Ellen Margaret Farrer (1865 to 1959) spent most of her life living and working in India. Born in the Victorian era, Ellen travelled independently and worked tirelessly in a time during which many members of British society regarded medical careers for women as ‘unwomanly’ or ‘unnatural’.
Ellen’s father was a Baptist minister and so she was raised in a religious family. She excelled at school, gaining high grades and winning academic prizes. Her parents encouraged her to do something with the academic abilities they believed that God had given her. At this time there were very few woman doctors in Europe and her mother understood the need for more to be trained and work in countries where medical techniques, including surgery, were still underdeveloped. Ellen studied at the London School of Medicine for Women and London University becoming one of the first women in England to qualify as a doctor and travel as a medical missionary.

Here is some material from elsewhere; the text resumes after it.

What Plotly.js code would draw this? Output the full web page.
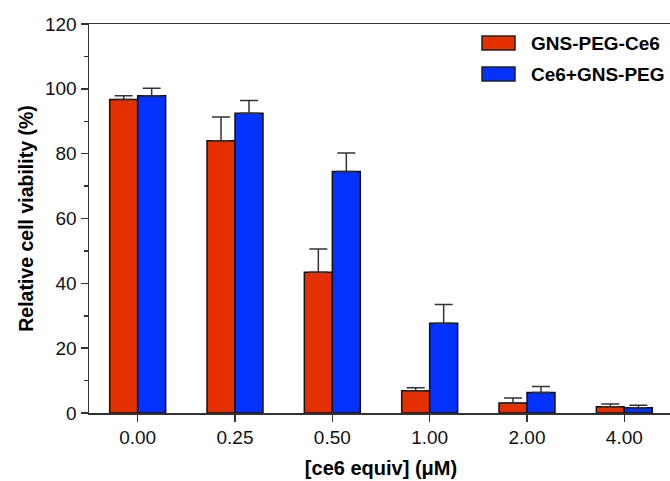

It was extremely hard for Ellen to gain practical medical experience after graduating as few resident hospital posts were open to women. She gained what experience she could by attending hospital clinics for children, eye and dentist departments. In 1890, she eventually obtained the post of Resident Medical Officer at the New Hospital for Women in the Euston Road. In 1891, she applied for work as a missionary doctor with the Baptist Zenana Mission in Bhiwani, India. Women were allowed to train as doctors and go abroad as missionaries, but if Ellen had stayed in England her chosen career would have been perceived as unusual for a woman. Travelling overseas enabled her to continue with her medical work and her ambition of building a new hospital.
In Bhiwani, Ellen took over a small dispensary in an Indian house. Medical aid for the Bhiwani women was essential as native customs prevented them from attending the Government Dispensary and Hospital where there was a male doctor. It was a challenging environment to work in; many patients were reluctant to stay at the dispensary for treatment and were superstitious about medical care. They were afraid of the unknown including equipment such as a clinical thermometer. There were also problems with unsanitary conditions, light and water supply. At the start, operations took place in the open air in order to get enough light. Success with first operations was vital to gain the confidence of the local people. In the 24 bed hospital, over 40 people had to be accommodated at times.

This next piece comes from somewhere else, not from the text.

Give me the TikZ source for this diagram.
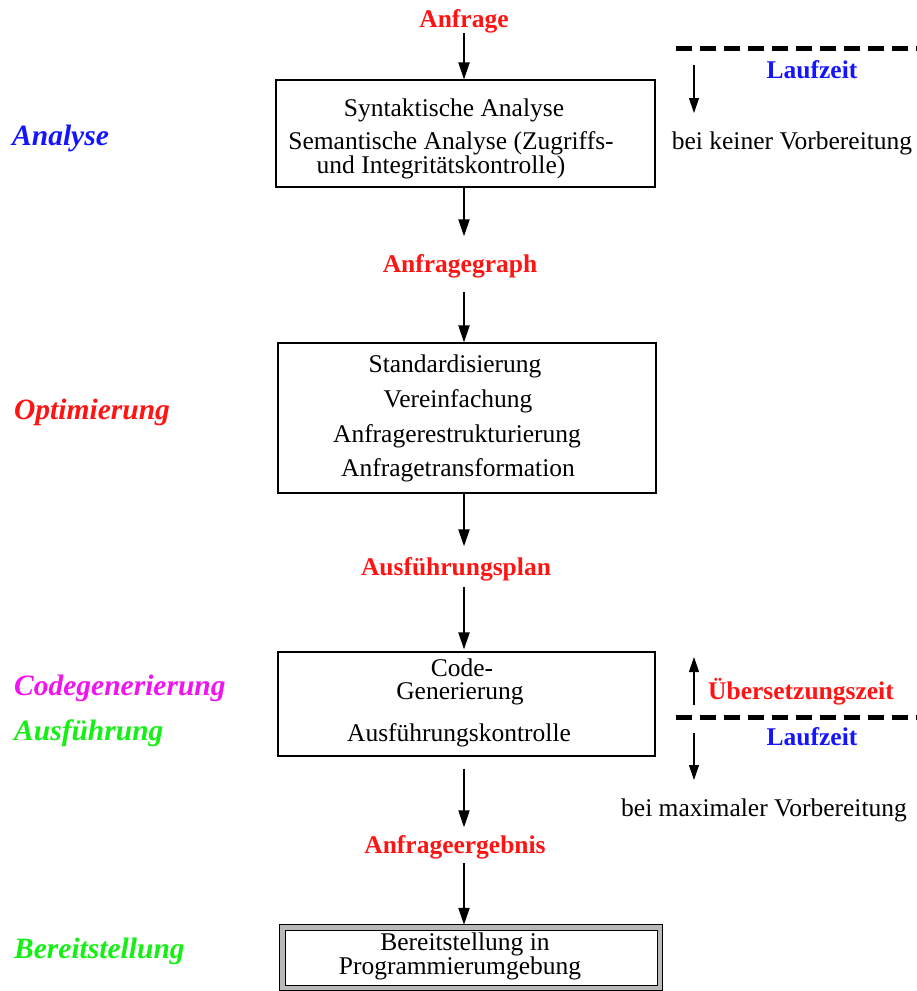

In 1923, a new and better hospital was developed with 50 beds. It was named The Farrer Hospital and Ellen spent ten years there healing, teaching and training nurses. Her work was recognised twice by the Indian Government who bestowed the Kaiser-I-Hind Silver Medal and later the Gold Medal of the same order. By the Second World War Ellen had retired and was living in England. She did, however, come out of retirement to tend to sick and injured soldiers. Afterwards, she retired once more and died in 1959.